[Plotting code records]

┌──

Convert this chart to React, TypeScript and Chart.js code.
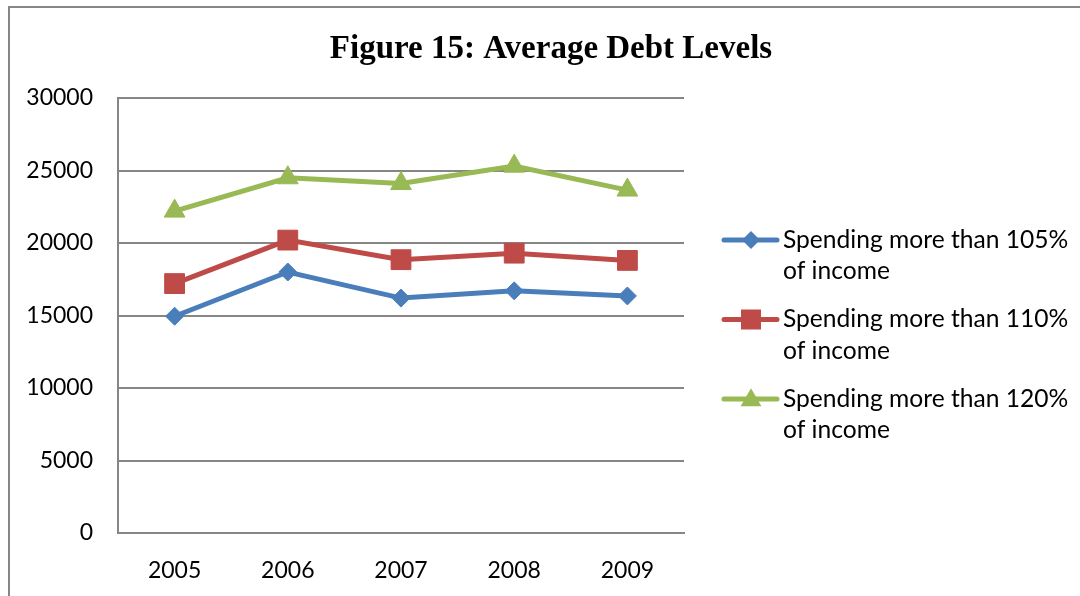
import React, { useEffect, useRef } from "react";
import { Chart, registerables } from "chart.js";

Chart.register(...registerables);

const categories = ["2005", "2006", "2007", "2008", "2009"];
const series105 = [14950, 18000, 16200, 16700, 16350];
const series110 = [17200, 20200, 18850, 19300, 18800];
const series120 = [22200, 24500, 24100, 25300, 23650];
const seriesLabels = [
  ["Spending more than 105%", "of income"],
  ["Spending more than 110%", "of income"],
  ["Spending more than 120%", "of income"],
];
const seriesColors = ["#4A7EBB", "#BE4B48", "#98B954"];
const yMin = 0;
const yMax = 30000;
const yStep = 5000;
const titleText = "Figure 15: Average Debt Levels";

const W = 1080;
const H = 596;
const PLOT = { left: 118, right: 684, top: 98, bottom: 533 };
const TICK_FONT = "Lato";

function drawMarker(ctx: CanvasRenderingContext2D, style: string, x: number, y: number, color: string) {
  ctx.save();
  ctx.fillStyle = color;
  ctx.beginPath();
  if (style === "rectRot") {
    const r = 9;
    ctx.moveTo(x - r, y);
    ctx.lineTo(x, y - r);
    ctx.lineTo(x + r, y);
    ctx.lineTo(x, y + r);
  } else if (style === "rect") {
    const s = 10;
    ctx.rect(x - s, y - s, 2 * s, 2 * s);
  } else {
    const r = 12;
    ctx.moveTo(x, y - r * 0.9);
    ctx.lineTo(x + r * 0.866, y + r * 0.6);
    ctx.lineTo(x - r * 0.866, y + r * 0.6);
  }
  ctx.closePath();
  ctx.fill();
  ctx.restore();
}

const pointStyles = ["rectRot", "rect", "triangle"];

const decorPlugin = {
  id: "decor",
  afterDraw(chart: any) {
    const ctx: CanvasRenderingContext2D = chart.ctx;
    ctx.save();
    // outer border
    ctx.strokeStyle = "#868686";
    ctx.lineWidth = 2;
    ctx.strokeRect(9, 7, 1100, 620);
    // title
    ctx.fillStyle = "#000";
    ctx.font = "bold 33px 'Liberation Serif'";
    ctx.textAlign = "center";
    ctx.textBaseline = "alphabetic";
    ctx.fillText(titleText, 551, 58);
    // legend
    ctx.font = `24.6px ${TICK_FONT}`;
    ctx.textAlign = "left";
    ctx.textBaseline = "middle";
    const ds = chart.data.datasets;
    for (let i = 0; i < ds.length; i++) {
      const y0 = 240 + i * 79.5;
      const color = ds[i].borderColor;
      ctx.strokeStyle = color;
      ctx.lineWidth = 5;
      ctx.lineCap = "round";
      ctx.beginPath();
      ctx.moveTo(724, y0);
      ctx.lineTo(777, y0);
      ctx.stroke();
      drawMarker(ctx, pointStyles[i], 751, y0, color);
      ctx.fillStyle = "#000";
      const lines = seriesLabels[i];
      for (let j = 0; j < lines.length; j++) {
        ctx.fillText(lines[j], 783, y0 + j * 31.5);
      }
    }
    ctx.restore();
  },
};

export default function App() {
  const ref = useRef<HTMLCanvasElement | null>(null);
  useEffect(() => {
    if (!ref.current) return;
    const dataArrays = [series105, series110, series120];
    const radii = [9, 14, 12];
    const chart = new Chart(ref.current, {
      type: "line",
      data: {
        labels: categories,
        datasets: dataArrays.map((d, i) => ({
          label: seriesLabels[i].join(" "),
          data: d,
          borderColor: seriesColors[i],
          backgroundColor: seriesColors[i],
          borderWidth: 5,
          pointStyle: pointStyles[i] as any,
          pointRadius: radii[i],
          pointBorderWidth: 1,
          pointBorderColor: seriesColors[i],
          pointBackgroundColor: seriesColors[i],
          tension: 0,
          fill: false,
        })),
      },
      options: {
        responsive: false,
        animation: false,
        layout: {
          padding: { left: 0, top: PLOT.top, right: W - PLOT.right, bottom: 0 },
        },
        plugins: {
          legend: { display: false },
          title: { display: false },
          tooltip: { enabled: false },
        },
        scales: {
          x: {
            offset: true,
            grid: { display: false, drawTicks: false },
            border: { display: true, color: "#868686", width: 2 },
            ticks: {
              color: "#000",
              font: { family: TICK_FONT, size: 23 },
              padding: 24,
              maxRotation: 0,
            },
            afterFit: (s: any) => {
              s.height = H - PLOT.bottom;
            },
          },
          y: {
            min: yMin,
            max: yMax,
            grid: { color: "#868686", lineWidth: 2, drawTicks: false },
            border: { display: true, color: "#868686", width: 2 },
            ticks: {
              stepSize: yStep,
              color: "#000",
              font: { family: TICK_FONT, size: 23 },
              padding: 25,
              callback: (v: any) => String(v),
            },
            afterFit: (s: any) => {
              s.width = PLOT.left;
            },
          },
        },
      },
      plugins: [decorPlugin],
    });
    return () => chart.destroy();
  }, []);
  return (
    <div style={{ position: "fixed", left: 0, top: 0, width: W, height: H, background: "#fff" }}>
      <canvas ref={ref} width={W} height={H} style={{ display: "block", width: W, height: H }} />
    </div>
  );
}
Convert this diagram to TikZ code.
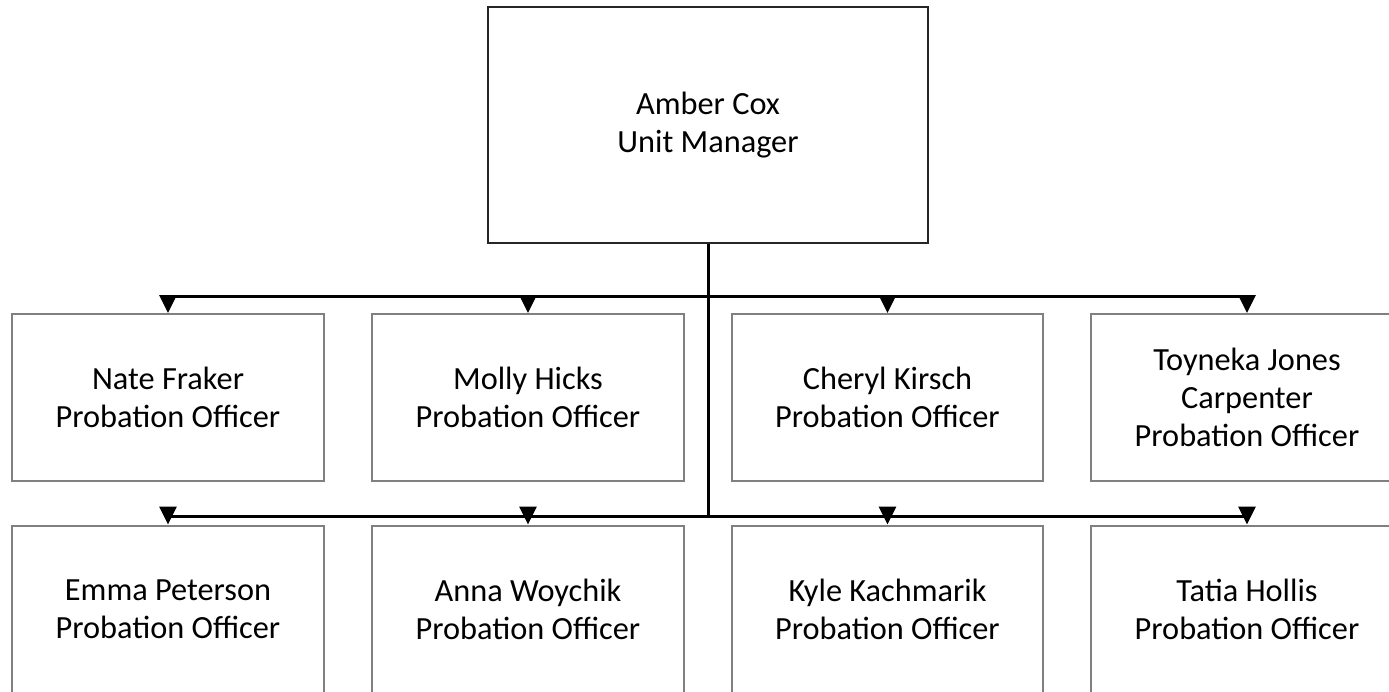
\documentclass[tikz,border=0pt]{standalone}
\usepackage{fontspec}
\setmainfont{Carlito}
\usetikzlibrary{arrows.meta}

\begin{document}
\begin{tikzpicture}[
    x=0.02cm, y=-0.02cm, line join=miter,
    staff/.style={draw=black!50, line width=0.04cm, align=center,
      minimum width=6.24cm, minimum height=3.34cm, inner sep=0pt,
      font={\fontsize{18.4}{21.7}\selectfont}},
    boss/.style={staff, draw=black!85, line width=0.03cm,
      minimum width=8.8cm, minimum height=4.72cm},
    link/.style={line width=0.06cm},
    tip/.style={link, -{Triangle[length=0.36cm, width=0.34cm]}}]
  \useasboundingbox (0,0) rectangle (1389,691);
  % Jefe
  \node[boss] (mgr) at (708,125) {Amber Cox\\Unit Manager};
  % Primera fila
  \node[staff] (po1) at (168,397.5) {Nate Fraker\\Probation Officer};
  \node[staff] (po2) at (528,397.5) {Molly Hicks\\Probation Officer};
  \node[staff] (po3) at (887.5,397.5) {Cheryl Kirsch\\Probation Officer};
  \node[staff] (po4) at (1247,397.5) {Toyneka Jones\\Carpenter\\Probation Officer};
  % Segunda fila
  \node[staff] (po5) at (168,609) {Emma Peterson\\Probation Officer};
  \node[staff] (po6) at (528,609) {Anna Woychik\\Probation Officer};
  \node[staff] (po7) at (887.5,609) {Kyle Kachmarik\\Probation Officer};
  \node[staff] (po8) at (1247,609) {Tatia Hollis\\Probation Officer};
  % Conectores
  \coordinate (bus1) at (708,296.5);
  \coordinate (bus2) at (708,516.5);
  \draw[link] (mgr.south) -- (bus2);
  \draw[link] (po1.north |- bus1) -- (po4.north |- bus1);
  \draw[link] (po5.north |- bus2) -- (po8.north |- bus2);
  \draw[tip] (po1.north |- bus1) -- (po1.north);
  \draw[tip] (po2.north |- bus1) -- (po2.north);
  \draw[tip] (po3.north |- bus1) -- (po3.north);
  \draw[tip] (po4.north |- bus1) -- (po4.north);
  \draw[tip] (po5.north |- bus2) -- (po5.north);
  \draw[tip] (po6.north |- bus2) -- (po6.north);
  \draw[tip] (po7.north |- bus2) -- (po7.north);
  \draw[tip] (po8.north |- bus2) -- (po8.north);
\end{tikzpicture}
\end{document}
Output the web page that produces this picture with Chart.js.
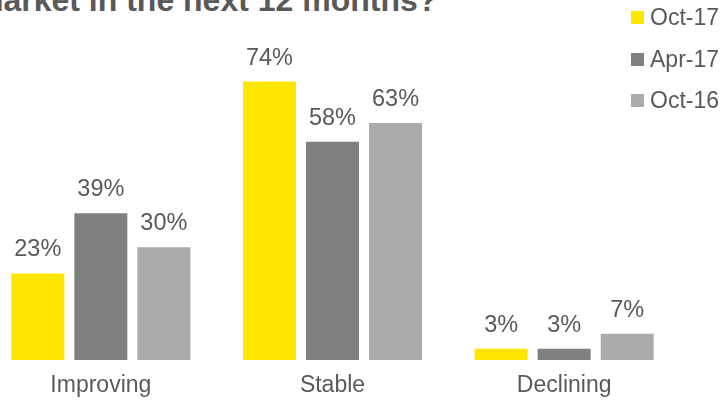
<!DOCTYPE html>
<html>
<head>
<meta charset="utf-8">
<script src="https://cdn.jsdelivr.net/npm/chart.js@4"></script>
<style>
  html, body { margin:0; padding:0; background:#fff; overflow:hidden; }
  body { width:723px; height:402px; position:relative; font-family:"Liberation Sans", Arial, sans-serif; color:#595959; }
  .title { position:absolute; left:-25px; top:-16px; font-size:32px; line-height:32px; font-weight:bold; white-space:nowrap; color:#595959; }
  .chart-wrap { position:absolute; left:-15px; top:0; width:695px; height:402px; }
  .legend { position:absolute; left:631px; top:0; }
  .legend .item { position:absolute; left:0; height:23px; font-size:23px; line-height:23px; white-space:nowrap; }
  .legend .sw { position:absolute; left:0; top:5px; width:13px; height:13px; }
  .legend .lbl { position:absolute; left:19px; top:0; }
</style>
</head>
<body>
<div class="title">market in the next 12 months?</div>
<div class="chart-wrap"><canvas id="chart"></canvas></div>
<div class="legend" id="legend"></div>
<script>
  const categories = ['Improving', 'Stable', 'Declining'];
  const seriesNames = ['Oct-17', 'Apr-17', 'Oct-16'];
  const oct17 = [23, 74, 3];
  const apr17 = [39, 58, 3];
  const oct16 = [30, 63, 7];
  const colors = ['#FFE600', '#808080', '#ABABAB'];

  const FONT = '"Liberation Sans", Arial, sans-serif';
  const TEXT = '#595959';

  // leyenda a la derecha, fuera del canvas
  const leg = document.getElementById('legend');
  seriesNames.forEach((n, i) => {
    const it = document.createElement('div');
    it.className = 'item';
    it.style.top = (6 + i * 41.5) + 'px';
    it.innerHTML = `<span class="sw" style="background:${colors[i]}"></span><span class="lbl">${n}</span>`;
    leg.appendChild(it);
  });

  // etiquetas de valor encima de cada barra y nombres de categoría bajo el eje
  const labelsPlugin = {
    id: 'labels',
    afterDatasetsDraw(chart) {
      const { ctx, scales: { x }, chartArea } = chart;
      ctx.save();
      ctx.fillStyle = TEXT;
      ctx.textAlign = 'center';
      ctx.textBaseline = 'alphabetic';
      ctx.font = '23.5px ' + FONT;
      chart.data.datasets.forEach((ds, di) => {
        chart.getDatasetMeta(di).data.forEach((bar, i) => {
          ctx.fillText(ds.data[i] + '%', bar.x, bar.y - 17);
        });
      });
      ctx.font = '23px ' + FONT;
      categories.forEach((c, i) => {
        ctx.fillText(c, x.getPixelForValue(i), chartArea.bottom + 32);
      });
      ctx.restore();
    }
  };

  new Chart(document.getElementById('chart'), {
    type: 'bar',
    data: {
      labels: categories,
      datasets: [oct17, apr17, oct16].map((d, i) => ({
        label: seriesNames[i],
        data: d,
        backgroundColor: colors[i],
        borderWidth: 0,
        categoryPercentage: 0.816,
        barPercentage: 0.841
      }))
    },
    options: {
      responsive: true,
      maintainAspectRatio: false,
      animation: false,
      layout: { padding: { top: 59, bottom: 42, left: 0, right: 0 } },
      plugins: { legend: { display: false }, title: { display: false }, tooltip: { enabled: false } },
      scales: {
        x: { display: false },
        y: { display: false, min: 0, max: 80 }
      }
    },
    plugins: [labelsPlugin]
  });
</script>
</body>
</html>
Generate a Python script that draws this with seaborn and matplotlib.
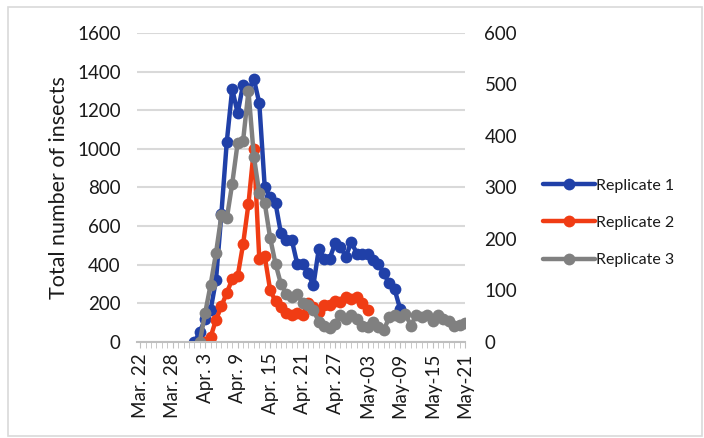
import pandas as pd
import numpy as np
import matplotlib
matplotlib.use("Agg")
import matplotlib.pyplot as plt
import seaborn as sns
from matplotlib.patches import Rectangle

# Data (daily counts)
rep1_start = "2020-04-01"
rep1 = [0, 50, 120, 165, 320, 665, 1038, 1310, 1185, 1332, 1305, 1361, 1237, 804, 752,
        718, 562, 528, 528, 406, 406, 355, 294, 484, 432, 432, 510, 493, 441, 519,
        458, 458, 458, 424, 406, 355, 303, 272, 173]
rep2_start = "2020-04-03"
rep2 = [0, 25, 115, 185, 255, 325, 340, 505, 715, 1000, 430, 445, 270, 210, 180,
        150, 140, 150, 140, 200, 180, 155, 190, 190, 210, 205, 235, 225, 235, 200, 165]
rep3_start = "2020-04-02"
rep3 = [0, 150, 295, 460, 655, 640, 820, 1030, 1040, 1300, 960, 770, 720, 540, 405,
        300, 250, 235, 250, 200, 190, 165, 105, 85, 70, 95, 140, 120, 140, 120,
        85, 80, 105, 80, 60, 130, 140, 130, 145, 85, 140, 130, 140, 110, 140,
        120, 110, 85, 90, 100]

series_names = ["Replicate 1", "Replicate 2", "Replicate 3"]
colors = ["#2040a8", "#f03c14", "#808080"]
tick_labels = ["Mar. 22", "Mar. 28", "Apr. 3", "Apr. 9", "Apr. 15", "Apr. 21",
               "Apr. 27", "May-03", "May-09", "May-15", "May-21"]

frames = []
for name, start, vals in zip(series_names, [rep1_start, rep2_start, rep3_start], [rep1, rep2, rep3]):
    frames.append(pd.DataFrame({"date": pd.date_range(start, periods=len(vals), freq="D"),
                                "count": vals, "replicate": name}))
df = pd.concat(frames, ignore_index=True)

sns.set_style("white")
plt.rcParams["font.family"] = ["Lato", "DejaVu Sans"]
text_col = "#1a1a1a"

fig = plt.figure(figsize=(7.04, 4.38), dpi=100)
ax = fig.add_axes([0.1953, 0.2192, 0.4652, 0.7055])

sns.lineplot(data=df, x="date", y="count", hue="replicate", palette=colors,
             marker="o", markersize=8.5, markeredgewidth=0, linewidth=3.2, ax=ax)

ax.set_ylim(0, 1600)
ax.set_yticks(range(0, 1601, 200))
ax.set_xlim(pd.Timestamp("2020-03-21 12:00"), pd.Timestamp("2020-05-21"))
ax.set_xticks(pd.date_range("2020-03-22", "2020-05-21", freq="6D"))
ax.set_xticklabels(tick_labels, rotation=90)
ax.set_xticks(pd.date_range("2020-03-22", "2020-05-21", freq="D"), minor=True)
ax.grid(axis="y", color="#d9d9d9", linewidth=1.5)
ax.set_axisbelow(True)
for s in ["top", "left", "right"]:
    ax.spines[s].set_visible(False)
ax.spines["bottom"].set_color("#bfbfbf")
ax.spines["bottom"].set_linewidth(1.5)
ax.tick_params(axis="x", which="both", direction="out", length=4, color="#bfbfbf",
               labelsize=13.5, labelcolor=text_col, pad=4, bottom=True)
ax.tick_params(axis="y", length=0, labelsize=13.5, labelcolor=text_col, pad=12)
ax.set_xlabel("")
ax.set_ylabel("Total number of insects", fontsize=15.5, color=text_col, labelpad=6)

ax2 = ax.twinx()
ax2.set_ylim(0, 600)
ax2.set_yticks(range(0, 601, 100))
for s in ax2.spines.values():
    s.set_visible(False)
ax2.tick_params(axis="y", length=0, labelsize=13.5, labelcolor=text_col, pad=14)

handles, labels = ax.get_legend_handles_labels()
ax.get_legend().remove()
fig.legend(handles, labels, loc="center left", bbox_to_anchor=(0.772, 0.491),
           frameon=False, fontsize=11.5, handlelength=3.2, handletextpad=0.1,
           labelspacing=1.45, borderpad=0, borderaxespad=0, labelcolor=text_col)

fig.patches.append(Rectangle((0.012, 0.004), 0.985, 0.98, transform=fig.transFigure,
                             fill=False, edgecolor="#d9d9d9", linewidth=1.2))

fig.savefig("out.png", dpi=100)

└──

_Stated goal_
Above are the records. Copy word for word only their lines from the one holding "Generate a Python" through the one holding "markeredgewidth=0, linewidth=3.2, ax=ax)", both included, and skip the images.

_Correct answer_
Generate a Python script that draws this with seaborn and matplotlib.
import pandas as pd
import numpy as np
import matplotlib
matplotlib.use("Agg")
import matplotlib.pyplot as plt
import seaborn as sns
from matplotlib.patches import Rectangle

# Data (daily counts)
rep1_start = "2020-04-01"
rep1 = [0, 50, 120, 165, 320, 665, 1038, 1310, 1185, 1332, 1305, 1361, 1237, 804, 752,
        718, 562, 528, 528, 406, 406, 355, 294, 484, 432, 432, 510, 493, 441, 519,
        458, 458, 458, 424, 406, 355, 303, 272, 173]
rep2_start = "2020-04-03"
rep2 = [0, 25, 115, 185, 255, 325, 340, 505, 715, 1000, 430, 445, 270, 210, 180,
        150, 140, 150, 140, 200, 180, 155, 190, 190, 210, 205, 235, 225, 235, 200, 165]
rep3_start = "2020-04-02"
rep3 = [0, 150, 295, 460, 655, 640, 820, 1030, 1040, 1300, 960, 770, 720, 540, 405,
        300, 250, 235, 250, 200, 190, 165, 105, 85, 70, 95, 140, 120, 140, 120,
        85, 80, 105, 80, 60, 130, 140, 130, 145, 85, 140, 130, 140, 110, 140,
        120, 110, 85, 90, 100]

series_names = ["Replicate 1", "Replicate 2", "Replicate 3"]
colors = ["#2040a8", "#f03c14", "#808080"]
tick_labels = ["Mar. 22", "Mar. 28", "Apr. 3", "Apr. 9", "Apr. 15", "Apr. 21",
               "Apr. 27", "May-03", "May-09", "May-15", "May-21"]

frames = []
for name, start, vals in zip(series_names, [rep1_start, rep2_start, rep3_start], [rep1, rep2, rep3]):
    frames.append(pd.DataFrame({"date": pd.date_range(start, periods=len(vals), freq="D"),
                                "count": vals, "replicate": name}))
df = pd.concat(frames, ignore_index=True)

sns.set_style("white")
plt.rcParams["font.family"] = ["Lato", "DejaVu Sans"]
text_col = "#1a1a1a"

fig = plt.figure(figsize=(7.04, 4.38), dpi=100)
ax = fig.add_axes([0.1953, 0.2192, 0.4652, 0.7055])

sns.lineplot(data=df, x="date", y="count", hue="replicate", palette=colors,
             marker="o", markersize=8.5, markeredgewidth=0, linewidth=3.2, ax=ax)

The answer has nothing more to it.